Hierarchically hollow NiCo2S4/graphitic nanofiber film with ultrahigh-rate capability and long-term cycling durability for asymmetrical supercapacitor

NiCo2S4 nanostructures have been intensively investigated as supercapacitor electrode materials ascribing to its high conductivity and capacity. However, NiCo2S4-based electrodes suffer inferior cycling durability owing to its structural degradation during the redox process. Herein, NiCo2S4 nanoneedles anchored on the graphitic carbon nanofiber mat (NiCo2S4/GCN) are synthesized via a two-pot hydrothermal method.

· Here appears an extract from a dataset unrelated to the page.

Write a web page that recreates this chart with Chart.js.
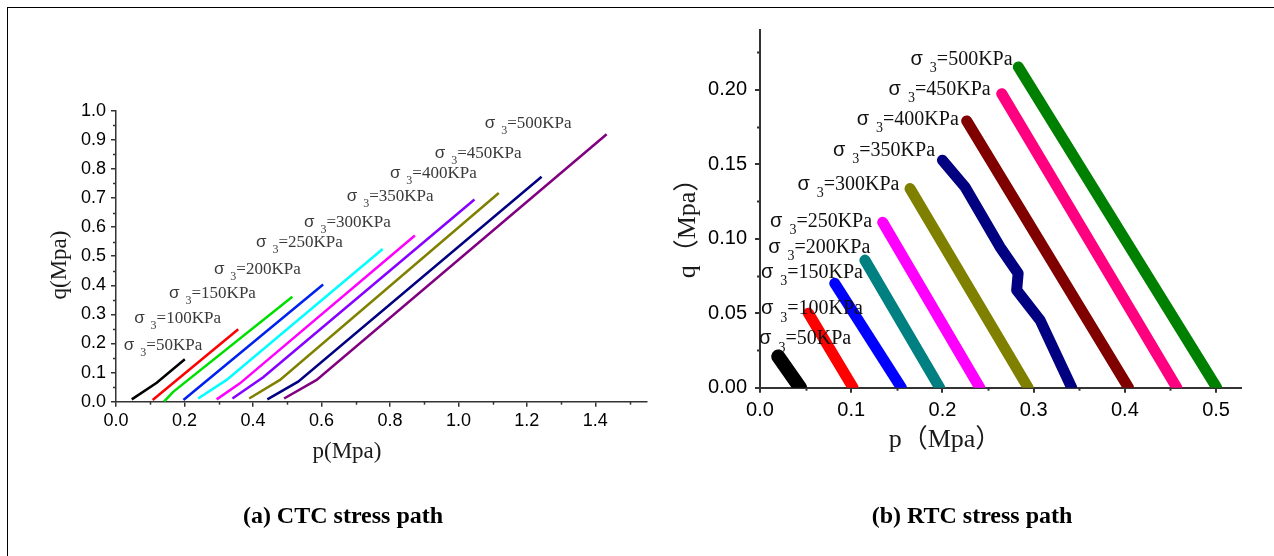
<!DOCTYPE html>
<html>
<head>
<meta charset="utf-8">
<script src="https://cdn.jsdelivr.net/npm/chart.js@4.4.0/dist/chart.umd.min.js"></script>
<style>
  html, body { margin: 0; padding: 0; background: #fff; }
  body { width: 1274px; height: 556px; position: relative; overflow: hidden; }
  #frame { position: absolute; left: 7px; top: 7px; right: 0; bottom: 0;
           border-top: 1.5px solid #000; border-left: 1.5px solid #000; }
  canvas { position: absolute; top: 0; }
  #ctc { left: 0; }
  #rtc { left: 660px; }
</style>
</head>
<body>
<div id="frame"></div>
<canvas id="ctc" width="660" height="556"></canvas>
<canvas id="rtc" width="614" height="556"></canvas>
<script>
// confining pressures (KPa)
const sigma3 = ['50', '100', '150', '200', '250', '300', '350', '400', '450', '500'];

// (a) CTC stress paths, [p, q] in MPa
const ctc50  = [[0.046, 0.008], [0.119, 0.065], [0.201, 0.146]];
const ctc100 = [[0.107, 0.006], [0.357, 0.249]];
const ctc150 = [[0.140, 0.000], [0.167, 0.034], [0.515, 0.361]];
const ctc200 = [[0.197, 0.006], [0.226, 0.034], [0.605, 0.403]];
const ctc250 = [[0.240, 0.011], [0.323, 0.075], [0.779, 0.525]];
const ctc300 = [[0.294, 0.008], [0.362, 0.063], [0.873, 0.571]];
const ctc350 = [[0.340, 0.011], [0.430, 0.084], [1.047, 0.695]];
const ctc400 = [[0.389, 0.011], [0.479, 0.075], [1.118, 0.717]];
const ctc450 = [[0.442, 0.008], [0.532, 0.069], [1.243, 0.773]];
const ctc500 = [[0.491, 0.011], [0.586, 0.075], [1.433, 0.919]];

// (b) RTC stress paths, [p, q] in MPa (centre of each scattered band)
const rtc50  = [[0.020, 0.021], [0.044, 0.000]];
const rtc100 = [[0.053, 0.050], [0.102, 0.000]];
const rtc150 = [[0.082, 0.070], [0.155, 0.000]];
const rtc200 = [[0.115, 0.0856], [0.197, 0.000]];
const rtc250 = [[0.1345, 0.111], [0.241, 0.000]];
const rtc300 = [[0.1645, 0.1336], [0.294, 0.000]];
const rtc350 = [[0.200, 0.1526], [0.2248, 0.1347], [0.263, 0.0945], [0.283, 0.0767],
                [0.2814, 0.0655], [0.307, 0.0454], [0.3417, 0.000]];
const rtc400 = [[0.2266, 0.179], [0.404, 0.000]];
const rtc450 = [[0.265, 0.1973], [0.457, 0.000]];
const rtc500 = [[0.2832, 0.2152], [0.5007, 0.000]];

const ctcSeries = [ctc50, ctc100, ctc150, ctc200, ctc250, ctc300, ctc350, ctc400, ctc450, ctc500];
const rtcSeries = [rtc50, rtc100, rtc150, rtc200, rtc250, rtc300, rtc350, rtc400, rtc450, rtc500];

const ctcColors = ['#000000', '#ff0000', '#00e000', '#0022ee', '#00ffff',
                   '#ff00ff', '#8800ff', '#808000', '#000080', '#800080'];
const rtcColors = ['#000000', '#ff0000', '#0000ff', '#008080', '#ff00ff',
                   '#808000', '#000080', '#800000', '#ff0080', '#008000'];

// where the σ3 labels sit, in data units (left edge, middle of text)
const ctcLabelAt = [[0.023, 0.195], [0.053, 0.288], [0.155, 0.374], [0.286, 0.456], [0.409, 0.549],
                    [0.549, 0.618], [0.674, 0.707], [0.800, 0.787], [0.931, 0.856], [1.077, 0.958]];
const rtcLabelAt = [[-0.001, 0.0331], [0.001, 0.0532], [0.001, 0.0777], [0.009, 0.0945], [0.011, 0.1119],
                    [0.041, 0.1365], [0.080, 0.1593], [0.106, 0.1806], [0.141, 0.2007], [0.165, 0.2208]];

const toPts = arr => arr.map(d => ({ x: d[0], y: d[1] }));

function drawSigma(ctx, x, y, value, fs, color) {
    ctx.save();
    ctx.fillStyle = color;
    ctx.textAlign = 'left';
    ctx.textBaseline = 'alphabetic';
    const base = y + fs * 0.3;
    ctx.font = fs + 'px "Liberation Sans", Arial, sans-serif';
    ctx.fillText('σ', x, base);
    let cx = x + ctx.measureText('σ').width + fs * 0.35;
    ctx.font = Math.round(fs * 0.68) + 'px "Liberation Serif", serif';
    ctx.fillText('3', cx, base + fs * 0.36);
    cx += ctx.measureText('3').width;
    ctx.font = fs + 'px "Liberation Serif", serif';
    ctx.fillText('=' + value + 'KPa', cx, base);
    ctx.restore();
}

// labels, axis titles, minor ticks and caption
const decorPlugin = {
    id: 'decor',
    afterDraw(chart, args, opts) {
        const ctx = chart.ctx;
        const xs = chart.scales.x, ys = chart.scales.y;
        const a = chart.chartArea;

        // minor ticks
        ctx.save();
        ctx.strokeStyle = opts.axisColor;
        ctx.lineWidth = opts.axisWidth;
        for (let v = opts.minorX; v < xs.max; v += opts.minorX * 2) {
            const px = Math.round(xs.getPixelForValue(v)) + 0.5;
            ctx.beginPath(); ctx.moveTo(px, a.bottom); ctx.lineTo(px, a.bottom + 3); ctx.stroke();
        }
        for (let v = opts.minorY; v < ys.max; v += opts.minorY * 2) {
            const py = Math.round(ys.getPixelForValue(v)) + 0.5;
            ctx.beginPath(); ctx.moveTo(a.left, py); ctx.lineTo(a.left - 3, py); ctx.stroke();
        }
        ctx.restore();

        // σ3 labels
        opts.labelAt.forEach((p, i) => {
            drawSigma(ctx, xs.getPixelForValue(p[0]), ys.getPixelForValue(p[1]),
                      sigma3[i], opts.labelSize, opts.labelColor);
        });

        // axis titles
        ctx.save();
        ctx.fillStyle = '#1a1a1a';
        ctx.textAlign = 'center';
        ctx.textBaseline = 'middle';
        ctx.font = opts.titleSize + 'px "Liberation Serif", "Noto Sans CJK SC", serif';
        ctx.fillText(opts.xTitle, opts.xTitlePos[0], opts.xTitlePos[1]);
        ctx.translate(opts.yTitlePos[0], opts.yTitlePos[1]);
        ctx.rotate(-Math.PI / 2);
        ctx.fillText(opts.yTitle, 0, 0);
        ctx.restore();

        // caption
        ctx.save();
        ctx.fillStyle = '#000';
        ctx.textAlign = 'center';
        ctx.textBaseline = 'alphabetic';
        ctx.font = 'bold 24px "Liberation Serif", "Times New Roman", serif';
        ctx.fillText(opts.caption, opts.captionPos[0], opts.captionPos[1]);
        ctx.restore();
    }
};

function axis(min, max, step, digits, fontSize, axisW, fitSize, isX, pad) {
    return {
        type: 'linear',
        min: min,
        max: max,
        border: { display: true, color: '#333', width: axisW },
        grid: { drawOnChartArea: false, drawTicks: true, tickLength: 5, color: '#333', lineWidth: axisW },
        ticks: {
            stepSize: step,
            autoSkip: false,
            includeBounds: false,
            maxRotation: 0,
            padding: pad,
            color: '#000',
            font: { family: '"Liberation Sans", Arial, sans-serif', size: fontSize },
            callback: v => Number(v).toFixed(digits)
        },
        afterFit: s => { if (isX) s.height = fitSize; else s.width = fitSize; }
    };
}

Chart.defaults.animation = false;

new Chart(document.getElementById('ctc'), {
    type: 'scatter',
    data: {
        datasets: ctcSeries.map((s, i) => ({
            data: toPts(s),
            showLine: true,
            borderColor: ctcColors[i],
            backgroundColor: ctcColors[i],
            borderWidth: 2.5,
            pointRadius: 0,
            tension: 0
        }))
    },
    options: {
        responsive: false,
        devicePixelRatio: 1,
        layout: { padding: { left: 0, right: 13.3, top: 110.7, bottom: 556 - 401.7 - 40 } },
        plugins: {
            legend: { display: false },
            tooltip: { enabled: false },
            decor: {
                minorX: 0.1, minorY: 0.05, axisColor: '#333', axisWidth: 1.5,
                labelAt: ctcLabelAt, labelSize: 17, labelColor: '#3a3a3a',
                xTitle: 'p(Mpa)', xTitlePos: [347, 452],
                yTitle: 'q(Mpa)', yTitlePos: [60, 265], titleSize: 23,
                caption: '(a) CTC stress path', captionPos: [343, 523]
            }
        },
        scales: {
            x: axis(0, 1.55, 0.2, 1, 18, 1.5, 40, true, 4),
            y: axis(0, 1.0, 0.1, 1, 18, 1.5, 116, false, 5)
        }
    },
    plugins: [decorPlugin]
});

new Chart(document.getElementById('rtc'), {
    type: 'scatter',
    data: {
        datasets: rtcSeries.map((s, i) => ({
            data: toPts(s),
            showLine: true,
            borderColor: rtcColors[i],
            backgroundColor: rtcColors[i],
            borderWidth: i === 0 ? 14 : 11,
            borderCapStyle: 'round',
            borderJoinStyle: 'round',
            pointRadius: 0,
            tension: 0,
            clip: 0
        }))
    },
    options: {
        responsive: false,
        devicePixelRatio: 1,
        layout: { padding: { left: 0, right: 33.3, top: 30, bottom: 556 - 387.7 - 40 } },
        plugins: {
            legend: { display: false },
            tooltip: { enabled: false },
            decor: {
                minorX: 0.05, minorY: 0.025, axisColor: '#333', axisWidth: 2,
                labelAt: rtcLabelAt, labelSize: 20, labelColor: '#111',
                xTitle: 'p（Mpa）', xTitlePos: [285, 440],
                yTitle: 'q（Mpa）', yTitlePos: [28, 222], titleSize: 26,
                caption: '(b) RTC stress path', captionPos: [312, 523]
            }
        },
        scales: {
            x: axis(0, 0.527, 0.1, 1, 20, 2, 40, true, 6),
            y: axis(0, 0.24, 0.05, 2, 20, 2, 100, false, 8)
        }
    },
    plugins: [decorPlugin]
});
</script>
</body>
</html>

The NiCo2S4/GCN composed of highly conductive graphitic carbon nanofiber (GCN) frameworks ensures the uniform dispersion of NiCo2S4 and accelerate electron/ion transport, and NiCo2S4 with porous and hollow nanostructure facilitates the diffusion of electrolyte. The NiCo2S4/GCN electrode reveals a high-energy storage capability (1775.2 F g−1 at 10 A g−1) and an amazing rate retention (1510.2 F g−1 at 50 A g−1). Furthermore, the NiCo2S4/GCN//active carbon device displays a superior energy density (52.3 W h kg−1 at 358.0 W kg−1) and preeminent cycle life (retention 94.7% after 10,000 cycles at 5 A g−1), suggesting a promising candidate in supercapacitor applications.